A cap on region size could have helped. Region isolation didn't fail here so splitting us-east-1 into 3,4,5 would have been a smaller impact
Having such a gobstoppingly massive singular region seems to be working against AWS
A cap on region size could have helped. Region isolation didn't fail here so splitting us-east-1 into 3,4,5 would have been a smaller impact
Having such a gobstoppingly massive singular region seems to be working against AWS
DynamoDB is working on going cellular which should help. Some parts are already cellular, and others like DNS are in progress. https://docs.aws.amazon.com/wellarchitected/latest/reducing-...
us-east-2 already exists and wasn’t impacted. And the choice of where to deploy is yours!

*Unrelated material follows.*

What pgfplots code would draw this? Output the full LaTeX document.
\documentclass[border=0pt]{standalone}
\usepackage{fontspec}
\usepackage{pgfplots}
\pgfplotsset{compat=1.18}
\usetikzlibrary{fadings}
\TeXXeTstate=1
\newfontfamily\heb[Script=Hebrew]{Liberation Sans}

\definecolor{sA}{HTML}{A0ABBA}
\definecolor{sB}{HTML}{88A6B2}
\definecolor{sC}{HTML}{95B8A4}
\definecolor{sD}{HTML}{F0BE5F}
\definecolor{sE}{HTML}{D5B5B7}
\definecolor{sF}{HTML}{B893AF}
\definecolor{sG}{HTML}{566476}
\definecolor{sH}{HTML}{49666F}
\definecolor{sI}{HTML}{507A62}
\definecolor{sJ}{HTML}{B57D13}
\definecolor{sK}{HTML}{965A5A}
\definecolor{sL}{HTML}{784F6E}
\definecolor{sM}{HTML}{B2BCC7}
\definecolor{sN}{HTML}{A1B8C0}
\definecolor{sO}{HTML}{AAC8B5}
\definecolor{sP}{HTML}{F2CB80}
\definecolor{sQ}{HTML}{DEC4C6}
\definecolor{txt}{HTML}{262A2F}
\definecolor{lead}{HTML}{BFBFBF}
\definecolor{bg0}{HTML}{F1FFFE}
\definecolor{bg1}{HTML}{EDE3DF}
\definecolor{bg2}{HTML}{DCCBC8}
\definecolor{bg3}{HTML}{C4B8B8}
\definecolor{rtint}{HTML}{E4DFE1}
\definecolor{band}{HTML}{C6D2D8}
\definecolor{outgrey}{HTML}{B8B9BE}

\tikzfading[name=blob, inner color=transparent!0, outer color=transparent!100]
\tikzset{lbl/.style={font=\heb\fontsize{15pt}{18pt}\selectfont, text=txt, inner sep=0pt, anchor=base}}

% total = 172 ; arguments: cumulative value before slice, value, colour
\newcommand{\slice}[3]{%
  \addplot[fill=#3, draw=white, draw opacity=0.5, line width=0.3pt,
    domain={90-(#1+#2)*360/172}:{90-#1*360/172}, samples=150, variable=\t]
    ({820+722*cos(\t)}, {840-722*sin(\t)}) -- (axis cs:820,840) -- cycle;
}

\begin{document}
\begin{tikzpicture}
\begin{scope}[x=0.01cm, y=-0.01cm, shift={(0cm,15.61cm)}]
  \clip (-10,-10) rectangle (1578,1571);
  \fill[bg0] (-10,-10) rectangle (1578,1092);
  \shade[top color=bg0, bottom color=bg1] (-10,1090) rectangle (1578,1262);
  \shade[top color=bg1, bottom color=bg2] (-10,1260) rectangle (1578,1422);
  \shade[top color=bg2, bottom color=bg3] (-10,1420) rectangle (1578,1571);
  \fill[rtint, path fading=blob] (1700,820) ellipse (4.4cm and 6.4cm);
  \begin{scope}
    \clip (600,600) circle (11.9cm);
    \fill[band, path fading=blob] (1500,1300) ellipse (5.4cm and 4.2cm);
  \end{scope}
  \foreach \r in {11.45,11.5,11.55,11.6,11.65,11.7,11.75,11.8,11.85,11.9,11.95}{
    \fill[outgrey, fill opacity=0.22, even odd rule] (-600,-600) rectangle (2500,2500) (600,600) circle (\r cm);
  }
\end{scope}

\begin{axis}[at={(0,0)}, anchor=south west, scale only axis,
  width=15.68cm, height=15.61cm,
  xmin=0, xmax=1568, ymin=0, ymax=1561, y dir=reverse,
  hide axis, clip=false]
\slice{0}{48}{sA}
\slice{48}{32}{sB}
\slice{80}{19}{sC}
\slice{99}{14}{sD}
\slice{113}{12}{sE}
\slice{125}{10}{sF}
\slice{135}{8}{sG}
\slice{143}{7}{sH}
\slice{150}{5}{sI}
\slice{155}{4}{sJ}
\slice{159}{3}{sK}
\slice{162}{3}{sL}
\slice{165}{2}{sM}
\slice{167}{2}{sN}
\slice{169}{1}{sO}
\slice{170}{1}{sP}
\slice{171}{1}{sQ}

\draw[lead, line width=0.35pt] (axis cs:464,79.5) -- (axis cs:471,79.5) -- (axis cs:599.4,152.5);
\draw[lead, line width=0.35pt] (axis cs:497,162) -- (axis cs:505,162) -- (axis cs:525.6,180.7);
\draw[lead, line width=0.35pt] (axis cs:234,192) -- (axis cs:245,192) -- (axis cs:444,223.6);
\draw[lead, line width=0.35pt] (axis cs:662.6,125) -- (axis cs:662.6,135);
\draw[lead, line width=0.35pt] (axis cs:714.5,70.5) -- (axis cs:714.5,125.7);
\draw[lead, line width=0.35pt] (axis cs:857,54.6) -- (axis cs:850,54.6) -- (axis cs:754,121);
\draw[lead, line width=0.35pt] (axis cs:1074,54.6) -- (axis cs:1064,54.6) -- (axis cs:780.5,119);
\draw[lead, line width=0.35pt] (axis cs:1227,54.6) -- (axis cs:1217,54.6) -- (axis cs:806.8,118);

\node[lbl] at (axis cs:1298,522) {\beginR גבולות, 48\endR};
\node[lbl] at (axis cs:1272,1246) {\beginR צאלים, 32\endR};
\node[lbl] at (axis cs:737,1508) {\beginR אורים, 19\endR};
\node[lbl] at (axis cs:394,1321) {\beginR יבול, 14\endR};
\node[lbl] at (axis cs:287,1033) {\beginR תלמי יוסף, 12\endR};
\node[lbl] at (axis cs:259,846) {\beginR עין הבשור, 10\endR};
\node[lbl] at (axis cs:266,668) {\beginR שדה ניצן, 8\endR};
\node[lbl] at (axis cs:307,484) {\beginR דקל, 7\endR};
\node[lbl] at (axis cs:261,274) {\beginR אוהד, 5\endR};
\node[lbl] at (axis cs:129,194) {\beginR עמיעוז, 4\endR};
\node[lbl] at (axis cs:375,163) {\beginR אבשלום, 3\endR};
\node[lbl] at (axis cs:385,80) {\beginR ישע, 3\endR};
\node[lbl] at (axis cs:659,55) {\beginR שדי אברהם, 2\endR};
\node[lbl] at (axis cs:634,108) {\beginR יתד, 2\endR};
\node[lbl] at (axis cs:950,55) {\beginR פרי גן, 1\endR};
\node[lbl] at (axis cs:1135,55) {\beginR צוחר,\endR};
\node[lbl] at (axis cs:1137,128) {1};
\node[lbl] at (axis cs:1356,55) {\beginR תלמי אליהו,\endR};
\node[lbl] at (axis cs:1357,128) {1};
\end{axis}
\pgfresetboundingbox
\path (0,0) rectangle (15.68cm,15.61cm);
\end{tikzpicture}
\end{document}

Which is great, except for global services that you don't have control on where to deploy to, that ended up being in us-east-1, resulting in issues, no matter where your EC2 instances happened to be.
Like what?
AWS IAM, AWS Organizations, Amazon Route 53 (DNS); AWS services that rely on Route53 include ELB, API Gateway; Amazon S3 bucket creation, some other calls; sts.amazonaws.com is still us-east-1 for many cases; Amazon CloudFront, AWS WAF (for CloudFront), AWS Shield Advanced all have us-east-1 as their control plane.
To be clear, the above list is a control plane depency on us-east-1. During the incident the service itself may have been fine but could not be (re)configured.

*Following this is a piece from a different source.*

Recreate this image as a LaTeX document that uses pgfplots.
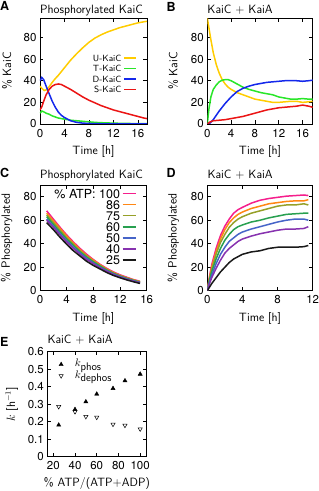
\documentclass[border=0pt]{standalone}
\usepackage{pgfplots}
\pgfplotsset{compat=1.18}
\usepackage{fontspec}
\newfontfamily\heros{TeX Gyre Heros}
\definecolor{cU}{RGB}{255,204,0}
\definecolor{cT}{RGB}{40,230,40}
\definecolor{cD}{RGB}{20,40,235}
\definecolor{cS}{RGB}{235,20,20}
\definecolor{p100}{RGB}{245,30,140}
\definecolor{p86}{RGB}{255,135,20}
\definecolor{p75}{RGB}{150,160,40}
\definecolor{p60}{RGB}{40,160,80}
\definecolor{p50}{RGB}{70,100,200}
\definecolor{p40}{RGB}{135,50,175}
\definecolor{p25}{RGB}{25,25,25}
\pgfplotsset{
  panel/.style={
    scale only axis, anchor=south west,
    tick align=inside, major tick length=3.5pt, minor tick num=0,
    axis line style={line width=0.7pt},
    every tick/.style={black, line width=0.6pt},
    /pgf/number format/assume math mode=true,
    ticklabel style={font=\heros\fontsize{11.5}{12}\selectfont},
    xticklabel style={yshift=-1.5pt},
    label style={font=\sffamily\fontsize{12}{13}\selectfont},
    title style={at={(0,1)}, anchor=base west, inner sep=0pt, font=\sffamily\fontsize{12}{13}\selectfont},
    xlabel style={at={(axis description cs:0.5,0)}, anchor=center},
    ylabel style={at={(axis description cs:0,0.5)}, anchor=center},
  },
  dl/.style={line width=1.5pt, no marks},
}
\begin{document}
\begin{tikzpicture}
\path[use as bounding box] (0pt,0pt) rectangle (319pt,491pt);
\tikzset{plabel/.style={anchor=north west, inner sep=0pt, font=\heros\bfseries\fontsize{12.5}{13}\selectfont}}
\node[plabel] at (0pt,490pt) {A};
\node[plabel] at (166.5pt,489pt) {B};
\node[plabel] at (0pt,323pt) {C};
\node[plabel] at (166.5pt,323pt) {D};
\node[plabel] at (0pt,154pt) {E};

% ---------- A ----------
\begin{axis}[panel, at={(40pt,367pt)}, width=107pt, height=106pt,
  xmin=0, xmax=17.5, ymin=0, ymax=98,
  xtick={0,4,8,12,16}, ytick={0,20,40,60,80},
  title={Phosphorylated KaiC}, title style={yshift=-1pt},
  xlabel={Time [h]}, ylabel={\% KaiC},
  xlabel style={yshift=-28pt}, ylabel style={yshift=33pt},
  legend style={draw=none, fill=none, inner sep=0pt, at={(0.907,0.656)}, anchor=north east,
    font=\sffamily\fontsize{9}{10}\selectfont, row sep=4pt, column sep=2pt,
    nodes={inner sep=0pt, text height=6.5pt, text depth=0pt}},
  legend cell align=right, legend plot pos=right,
  legend image code/.code={\draw[#1] (0pt,0pt) -- (12pt,0pt);},
]
\addplot[dl, cU] coordinates {(0,35) (0.3,33) (0.7,31) (1,31.5) (1.5,34.5) (2,38.5) (2.5,42) (3,45) (4,52) (5,59) (6,65) (7,70.5) (8,75.5) (9,79.5) (10,82.5) (11,85) (12,87) (13,89) (14,90.5) (15,92) (16,93.5) (17,94.5) (17.5,95)};
\addplot[dl, cT] coordinates {(0,10) (0.3,12) (0.7,11) (1,10) (1.5,9) (2,7.5) (2.5,6.5) (3,5.5) (4,4.5) (5,3.5) (6,3) (7,2.5) (8,2) (9,1.5) (10,1.2) (12,0.8) (14,0.5) (16,0.4) (17.5,0.3)};
\addplot[dl, cD] coordinates {(0,40) (0.3,43) (0.6,41) (1,35) (1.5,28) (2,21) (2.5,15.5) (3,11) (3.5,8) (4,6) (5,3) (6,1.5) (7,0.8) (8,0.5) (10,0.2) (12,0.1) (17.5,0)};
\addplot[dl, cS] coordinates {(0,13) (0.3,16) (0.6,21) (1,27) (1.5,32) (2,35) (2.5,36.5) (3,37) (3.5,36.5) (4,35) (5,32) (6,28.5) (7,25) (8,22) (9,19.5) (10,17) (11,15) (12,13) (13,11.5) (14,10) (15,8.5) (16,7) (17,5.5) (17.5,5)};
\legend{U-KaiC, T-KaiC, D-KaiC, S-KaiC}
\end{axis}

% ---------- B ----------
\begin{axis}[panel, at={(207.3pt,367pt)}, width=105.4pt, height=106pt,
  xmin=0, xmax=17.7, ymin=0, ymax=98,
  xtick={0,4,8,12,16}, ytick={0,20,40,60,80},
  title={KaiC + KaiA}, title style={yshift=-1pt},
  xlabel={Time [h]}, ylabel={\% KaiC},
  xlabel style={yshift=-28pt}, ylabel style={yshift=34pt},
]
\addplot[dl, cU] coordinates {(0,98) (0.3,88) (0.6,78) (1,66) (1.5,55) (2,47) (2.5,41) (3,37) (3.5,34) (4,32) (5,29) (6,27) (7,25) (8,23) (9,22) (10,21) (11,20) (12,20) (13,20.5) (14,21) (15,21) (16,20) (17,20.5) (17.7,21)};
\addplot[dl, cT] coordinates {(0,0) (0.3,15) (0.6,25) (1,32) (1.5,36) (2,39) (2.5,40.5) (3,41) (3.5,41) (4,40) (4.5,38.5) (5,37) (6,34) (7,32) (8,30.5) (9,29) (10,28) (11,27) (12,25) (13,24) (14,23) (15,23) (16,23.5) (17,23) (17.7,23)};
\addplot[dl, cD] coordinates {(0,0) (0.5,1) (1,4) (2,12) (3,19) (4,25) (5,30) (6,33) (7,35) (8,36.5) (9,37.5) (10,38.5) (11,39) (12,39.5) (13,40) (14,40) (15,40) (16,39.5) (17,40) (17.7,40.5)};
\addplot[dl, cS] coordinates {(0,0) (0.5,2) (1,3) (2,3.5) (3,4) (4,5) (5,6) (6,7) (7,8.5) (8,10) (9,11.5) (10,13) (11,14) (12,15) (13,15.5) (14,16) (15,16.5) (16,17.5) (17,16.5) (17.7,15.5)};
\end{axis}

% ---------- C ----------
\begin{axis}[panel, at={(40pt,200.3pt)}, width=106.7pt, height=105.7pt,
  xmin=0, xmax=16, ymin=0, ymax=90,
  xtick={0,4,8,12,16}, ytick={0,20,40,60,80},
  title={Phosphorylated KaiC}, title style={yshift=0.5pt},
  xlabel={Time [h]}, ylabel={\% Phosphorylated},
  xlabel style={yshift=-27.5pt}, ylabel style={yshift=33.5pt},
  legend style={draw=none, fill=none, inner sep=0pt, at={(0.906,0.964)}, anchor=north east,
    font=\heros\fontsize{12.5}{13}\selectfont, row sep=2.1pt, column sep=2pt,
    nodes={inner sep=0pt, text height=9pt, text depth=0pt}},
  legend cell align=right, legend plot pos=right,
  legend image code/.code={\draw[#1] (0pt,0pt) -- (13pt,0pt);},
]
\addplot[dl, p100] coordinates {(1,68) (2,61) (3,54) (4,47.5) (5,41.5) (6,36) (7,31) (8,26.5) (9,22.5) (10,19) (11,16) (12,13.5) (13,11.5) (14,9.5) (15,8)};
\addplot[dl, p86] coordinates {(1,66) (2,59.5) (3,53) (4,46.5) (5,40.5) (6,35) (7,30) (8,26) (9,22) (10,18.5) (11,15.5) (12,13) (13,11) (14,9.2) (15,7.8)};
\addplot[dl, p75] coordinates {(1,64.5) (2,58) (3,51.5) (4,45) (5,39.5) (6,34) (7,29.5) (8,25) (9,21.5) (10,18) (11,15) (12,12.7) (13,10.7) (14,9) (15,7.5)};
\addplot[dl, p60] coordinates {(1,63) (2,56.5) (3,50) (4,44) (5,38.5) (6,33) (7,28.5) (8,24.5) (9,21) (10,17.5) (11,14.7) (12,12.4) (13,10.4) (14,8.7) (15,7.2)};
\addplot[dl, p50] coordinates {(1,61) (2,55) (3,48.5) (4,42.5) (5,37) (6,32) (7,27.5) (8,23.5) (9,20) (10,17) (11,14.2) (12,12) (13,10) (14,8.4) (15,7)};
\addplot[dl, p40] coordinates {(1,60) (2,54) (3,47.5) (4,41.5) (5,36) (6,31) (7,26.5) (8,23) (9,19.5) (10,16.5) (11,13.8) (12,11.6) (13,9.7) (14,8.1) (15,6.7)};
\addplot[dl, p25] coordinates {(1,58) (2,52) (3,45.5) (4,39.5) (5,34) (6,29.5) (7,25) (8,21.5) (9,18.5) (10,15.5) (11,13) (12,11) (13,9.2) (14,7.6) (15,6.2)};
\legend{\% ATP:\ 100, 86, 75, 60, 50, 40, 25}
\end{axis}

% ---------- D ----------
\begin{axis}[panel, at={(207.3pt,200.3pt)}, width=105.4pt, height=105.7pt,
  xmin=0, xmax=12, ymin=0, ymax=90,
  xtick={0,4,8,12}, ytick={0,20,40,60,80},
  title={KaiC + KaiA}, title style={yshift=0.5pt},
  xlabel={Time [h]}, ylabel={\% Phosphorylated},
  xlabel style={yshift=-27.5pt}, ylabel style={yshift=34pt},
]
\addplot[dl, p100] coordinates {(0,0) (0.25,12) (0.5,22) (1,36) (1.5,47) (2,55) (2.5,61) (3,66) (3.5,69) (4,71) (5,74.5) (6,77) (7,78.5) (8,79.5) (9,80.5) (10,81) (11,81.5) (11.5,81)};
\addplot[dl, p86] coordinates {(0,0) (0.25,11) (0.5,20) (1,33) (1.5,44) (2,52) (2.5,58) (3,62) (3.5,65) (4,67) (5,70) (6,72) (7,74) (8,75) (9,76) (10,76.5) (11,76.5) (11.5,77.5)};
\addplot[dl, p75] coordinates {(0,0) (0.25,10) (0.5,18) (1,31) (1.5,41) (2,48) (2.5,54) (3,58) (3.5,61) (4,63) (5,66) (6,68) (7,70) (8,72) (9,73) (10,73) (11,74) (11.5,73)};
\addplot[dl, p60] coordinates {(0,0) (0.25,9) (0.5,16) (1,27) (1.5,36) (2,43) (2.5,48) (3,52) (3.5,54.5) (4,56) (5,58.5) (6,60) (7,62) (8,63.5) (9,65) (10,65.5) (11,66) (11.5,66)};
\addplot[dl, p50] coordinates {(0,0) (0.25,7) (0.5,13) (1,23) (1.5,31) (2,37) (2.5,42) (3,45) (3.5,48) (4,50) (5,52.5) (6,54.5) (7,56.5) (8,58.5) (9,60) (10,61) (11,61) (11.5,60)};
\addplot[dl, p40] coordinates {(0,0) (0.25,6) (0.5,11) (1,19) (1.5,26) (2,32) (2.5,36) (3,39) (3.5,42) (4,44) (5,46.5) (6,48.5) (7,50) (8,51.5) (9,52.5) (10,52.5) (11,53) (11.5,54.5)};
\addplot[dl, p25] coordinates {(0,0) (0.25,3) (0.5,6) (1,11) (1.5,16) (2,20) (2.5,24) (3,27) (3.5,29) (4,31) (5,33) (6,34) (7,36) (8,37) (9,37) (10,37) (11,37.5) (11.5,38.5)};
\end{axis}

% ---------- E ----------
\begin{axis}[panel, at={(47.3pt,34.3pt)}, width=99.4pt, height=105pt,
  xmin=14.5, xmax=106, ymin=0, ymax=0.6,
  xtick={20,40,60,80,100}, ytick={0,0.1,0.2,0.3,0.4,0.5,0.6},
  yticklabels={0,0.1,0.2,0.3,0.4,0.5,0.6},
  title={KaiC + KaiA}, title style={yshift=2.3pt},
  xlabel={\% ATP/(ATP+ADP)}, ylabel={$k$ [h$^{-1}$]},
  xlabel style={yshift=-26.5pt}, ylabel style={yshift=35.5pt},
  legend style={draw=none, fill=none, inner sep=0pt, at={(0.085,0.93)}, anchor=north west,
    font=\fontsize{11}{12}\selectfont, row sep=0.8pt, column sep=2.5pt,
    nodes={inner sep=0pt, text height=7.5pt, text depth=3pt}},
  legend cell align=left,
  legend image code/.code={\path (0pt,0pt) coordinate (lgA) (16pt,0pt) coordinate (lgB); \draw[#1] plot coordinates {(5pt,0pt)};},
]
\addplot[only marks, mark=triangle*, mark size=2.4pt, black] coordinates {(25,0.181) (40,0.270) (50,0.314) (60,0.358) (75,0.390) (86,0.434) (100,0.472)};
\addplot[only marks, mark=triangle, mark size=2.4pt, black, mark options={rotate=180, line width=0.5pt}] coordinates {(25,0.286) (40,0.257) (50,0.229) (60,0.225) (75,0.185) (86,0.179) (100,0.158)};
\legend{$k_{\textsf{phos}}$, $k_{\textsf{dephos}}$}
\end{axis}
\end{tikzpicture}
\end{document}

The big one is really Route 53 though. DNS having issues caused a lot of downstream effects since it's used by ~everything to talk to everything else.
Other services include Slack. No, it's not an AWS service, but for companies reliant on it or something like it, it doesn't matter how much you're not in EC2 if an outside service that you rely on went down. Full list: https://www.reddit.com/r/DigitalMarketing/comments/1oc2jtd/a...

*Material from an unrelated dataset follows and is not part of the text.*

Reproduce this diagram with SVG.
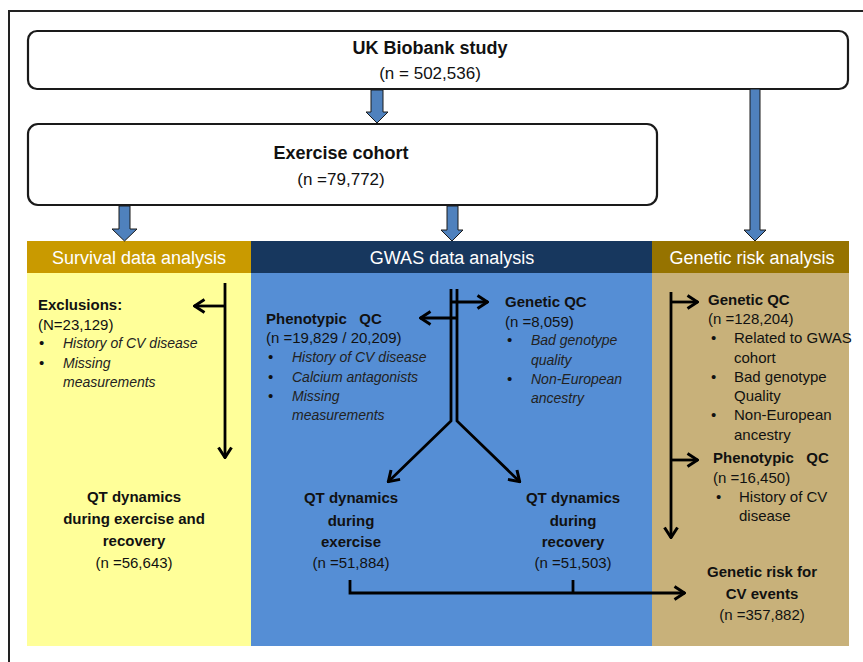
<svg xmlns="http://www.w3.org/2000/svg" width="863" height="662" viewBox="0 0 863 662">
<defs>
<marker id="ah" viewBox="0 0 13 16" refX="12" refY="8" markerWidth="13" markerHeight="16" orient="auto" markerUnits="userSpaceOnUse">
<path d="M1.5,1.5 L11.5,8 L1.5,14.5" fill="none" stroke="#000" stroke-width="3" stroke-linejoin="miter"/>
</marker>
</defs>
<style>
text{font-family:"Liberation Sans",Arial,sans-serif;fill:#111}
.b{font-weight:bold;font-size:15px}
.r{font-size:15px}
.i{font-style:italic;font-size:14px;fill:#222}
.t{font-weight:bold;font-size:18px}
.tr{font-size:17px}
.h{font-size:18px;fill:#fff;text-anchor:middle}
.c{text-anchor:middle}
.box{fill:#fff;stroke:#1a1a1a;stroke-width:2.2}
.ba{fill:#4F81BD;stroke:#1a1a1a;stroke-width:1}
.ln{fill:none;stroke:#000;stroke-width:2.8}
</style>
<rect width="863" height="662" fill="#fff"/>
<path d="M9,670 V11 H870" fill="none" stroke="#222" stroke-width="2"/>

<g id="uk-biobank">
<rect class="box" x="28" y="31" width="820" height="58" rx="9"/>
<text class="t c" x="430" y="54">UK Biobank study</text>
<text class="tr c" x="430" y="79">(n = 502,536)</text>
</g>

<g id="exercise-cohort">
<rect class="box" x="28" y="124" width="629" height="81" rx="10"/>
<text class="t c" x="341" y="159">Exercise cohort</text>
<text class="tr c" x="341" y="185">(n =79,772)</text>
</g>

<g id="survival">
<rect x="27" y="241" width="224" height="405" fill="#FFFF99"/>
<rect x="27" y="241" width="224" height="32" fill="#C99A00"/>
<text class="h" x="139" y="264">Survival data analysis</text>
<text class="b" x="38" y="310">Exclusions:</text>
<text class="r" x="38" y="330">(N=23,129)</text>
<text class="r" x="39" y="348">•</text><text class="i" x="63" y="348">History of CV disease</text>
<text class="r" x="39" y="368">•</text><text class="i" x="63" y="368">Missing</text>
<text class="i" x="63" y="387">measurements</text>
<text class="b c" x="134" y="502">QT dynamics</text>
<text class="b c" x="134" y="524">during exercise and</text>
<text class="b c" x="134" y="546">recovery</text>
<text class="r c" x="134" y="568">(n =56,643)</text>
</g>

<g id="gwas">
<rect x="251" y="241" width="401" height="405" fill="#558ED5"/>
<rect x="251" y="241" width="401" height="32" fill="#17375E"/>
<text class="h" x="452" y="264">GWAS data analysis</text>
<text class="b" x="266" y="324">Phenotypic &#160; QC</text>
<text class="r" x="266" y="343">(n =19,829 / 20,209)</text>
<text class="r" x="268" y="362">•</text><text class="i" x="292" y="362">History of CV disease</text>
<text class="r" x="268" y="382">•</text><text class="i" x="292" y="382">Calcium antagonists</text>
<text class="r" x="268" y="401">•</text><text class="i" x="292" y="401">Missing</text>
<text class="i" x="292" y="420">measurements</text>
<text class="b" x="505" y="307">Genetic QC</text>
<text class="r" x="505" y="327">(n =8,059)</text>
<text class="r" x="507" y="345">•</text><text class="i" x="531" y="345">Bad genotype</text>
<text class="i" x="531" y="365">quality</text>
<text class="r" x="507" y="384">•</text><text class="i" x="531" y="384">Non-European</text>
<text class="i" x="531" y="403">ancestry</text>
<text class="b c" x="351" y="503">QT dynamics</text>
<text class="b c" x="351" y="526">during</text>
<text class="b c" x="351" y="547">exercise</text>
<text class="r c" x="351" y="568">(n =51,884)</text>
<text class="b c" x="573" y="503">QT dynamics</text>
<text class="b c" x="573" y="526">during</text>
<text class="b c" x="573" y="547">recovery</text>
<text class="r c" x="573" y="568">(n =51,503)</text>
</g>

<g id="genetic-risk">
<rect x="652" y="241" width="197" height="405" fill="#C8B17A"/>
<rect x="652" y="241" width="197" height="32" fill="#967300"/>
<text class="h" x="752" y="264">Genetic risk analysis</text>
<text class="b" x="708" y="305">Genetic QC</text>
<text class="r" x="708" y="324">(n =128,204)</text>
<text class="r" x="711" y="343">•</text><text class="r" x="734" y="343">Related to GWAS</text>
<text class="r" x="734" y="363">cohort</text>
<text class="r" x="711" y="382">•</text><text class="r" x="734" y="382">Bad genotype</text>
<text class="r" x="734" y="401">Quality</text>
<text class="r" x="711" y="420">•</text><text class="r" x="734" y="420">Non-European</text>
<text class="r" x="734" y="440">ancestry</text>
<text class="b" x="713" y="463">Phenotypic &#160; QC</text>
<text class="r" x="713" y="483">(n =16,450)</text>
<text class="r" x="716" y="502">•</text><text class="r" x="739" y="502">History of CV</text>
<text class="r" x="739" y="521">disease</text>
<text class="b c" x="762" y="577">Genetic risk for</text>
<text class="b c" x="762" y="599">CV events</text>
<text class="r c" x="762" y="620">(n =357,882)</text>
</g>

<g id="connectors">
<path class="ba" d="M371,90 V112 H366 L377,123 L388,112 H383 V90 Z"/>
<path class="ba" d="M119,206 V229 H112 L124.5,241 L137,229 H130 V206 Z"/>
<path class="ba" d="M447,206 V230 H441 L452,241 L463,230 H458 V206 Z"/>
<path class="ba" d="M750,89 V230 H744 L755,241 L766,230 H760 V89 Z"/>
<line class="ln" x1="225" y1="283" x2="225" y2="458" marker-end="url(#ah)"/>
<line class="ln" x1="225" y1="306" x2="194" y2="306" marker-end="url(#ah)"/>
<path class="ln" d="M451,289 V421 L388,482" marker-end="url(#ah)"/>
<path class="ln" d="M457,289 V421 L520,482" marker-end="url(#ah)"/>
<line class="ln" x1="457" y1="318" x2="420" y2="318" marker-end="url(#ah)"/>
<line class="ln" x1="451" y1="302" x2="488" y2="302" marker-end="url(#ah)"/>
<path class="ln" d="M350,580 V593 H685" marker-end="url(#ah)"/>
<line class="ln" x1="573" y1="580" x2="573" y2="593"/>
<line class="ln" x1="671" y1="292" x2="671" y2="538" marker-end="url(#ah)"/>
<line class="ln" x1="671" y1="302" x2="698" y2="302" marker-end="url(#ah)"/>
<line class="ln" x1="671" y1="460" x2="698" y2="460" marker-end="url(#ah)"/>
</g>
</svg>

there's already some virtualization going on. (I heard that what people see as us-east-1a might be us-east-1c for others to spread the load. though obviously it's still too big.)
They used to do that (so that everyone picking 1a wouldn’t actually route traffic to the same az), but at some point they made it so all new accounts had the same AZ labels to stop confusing people.
The services that fail on AWS’ side are usually multi zone failures anyway, so maybe it wouldn’t help.
I’ve often wondered why they don’t make a secret region just for themselves to isolate the control plane but maybe they think dogfooding us-east-1 is important (it probably wouldn’t help much anyway, a meteor could just as easily strike us-secret-1).
This is not exactly true. The az names are indeed randomized per account, and this is the identifier that you see everywhere in the APIs. The difference now is that they also expose a mapping from AZ name (randomized) to AZ id (not randomized), so that you can know that AZ A in one account is actually in the same datacenter as AZ B in a different account. This becomes quite relevant when you have systems spread across accounts but want the communication to stay zonal.
You're both partially right. Some regions have random mapping for AZs; all regions since 2012 have static AZ mapping. https://docs.aws.amazon.com/global-infrastructure/latest/reg...
Oh wow. Thanks for telling me this. I didn't know that this was different for different regions. I just checked some of my accounts, and indeed the mapping is stable between accounts for for example Frankfurt, but not Sydney.